Forum Discussion

sureshpeters's avatar
11 years ago

Agent failed in VCS

Agent are in failed status. Below are the messages in engineA.log file. Please let me knwo the cause of this issue

 
VCS WARNING V-16-1-53025 Agent Script has faulted; ipm connection was lost; restarting the agent
VCS ERROR V-16-1-10015 Cannot start /opt/VRTSvcs/bin/Script/ScriptAgent please check file


VCS WARNING V-16-1-53025 Agent NIC has faulted; ipm connection was lost; restarting the agent
 VCS ERROR V-16-1-10008 Agent NIC has faulted 6 times since  

VCS ERROR V-16-1-10015 Cannot start /opt/VRTSvcs/bin/NIC/NICAgent please check file
 VCS WARNING V-16-10001-4028 (unix) IP:Unix-G1-IP:monitor:Empty NetMask is supplied, default netmask will be used.


VCS WARNING V-16-1-10023 Agent DiskGroup not sending alive messages since 

VCS WARNING V-16-1-53025 Agent DiskGroup has faulted; ipm connection was lost; restarting the agent
VCS ERROR V-16-1-10015 Cannot start /opt/VRTSvcs/bin/DiskGroup/DiskGroupAgent please check file

  • Above log shows that all the agents are having issue which is giving a different indication ..

    1. Either HAD process is hung or unresponsive OR

    2 System itself is unresponsive which means that HAD process is not getting enough resources to communicate to the agents & hence all agents are complaining..

    I would suggest to run OS utilities like "Sar" "prstat" or "top" to find what is happening with system performance ..

     

    G

4 Replies

  • Above log shows that all the agents are having issue which is giving a different indication ..

    1. Either HAD process is hung or unresponsive OR

    2 System itself is unresponsive which means that HAD process is not getting enough resources to communicate to the agents & hence all agents are complaining..

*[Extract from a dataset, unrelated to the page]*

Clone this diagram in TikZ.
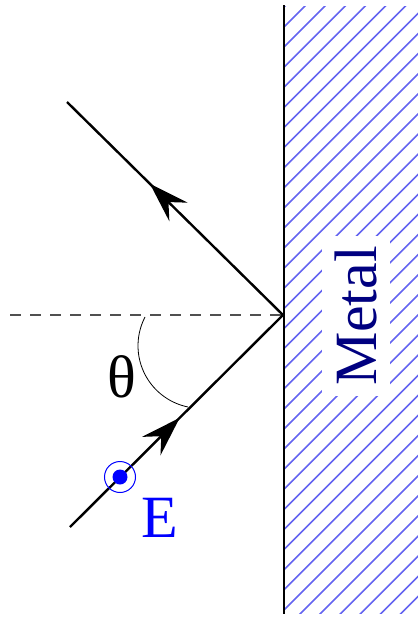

    I would suggest to run OS utilities like "Sar" "prstat" or "top" to find what is happening with system performance ..

     

    G

  • There is an interprocess communication between the VCS agents and the had daemon. If this communication is disrupted (due to system load), the agent will fault, and had will restart the agent. Pls also reference to http://www.symantec.com/docs/TECH155691
  • Do you have this issue with some agents or all agents? Does this issue happen on one node in the cluster or all nodes? Also, does this issue happen during certain times of the day - Like when a backup is running etc? These details would help in troubleshooting this issue. 

  • As Gaurva said, it looks like performance issue on the system and none of the agents are communicating with HAD.

    Have you tried to stop and start the agent? If you want, you can freeze  the SGs, you can manually stop and start the sevice and see how it works.

    hagent -force -stop AgentName -sys Name

    hagent -start AGENT-sys NodeName

     

    I had similar issue for NIC Agent and stoped and start worked fine.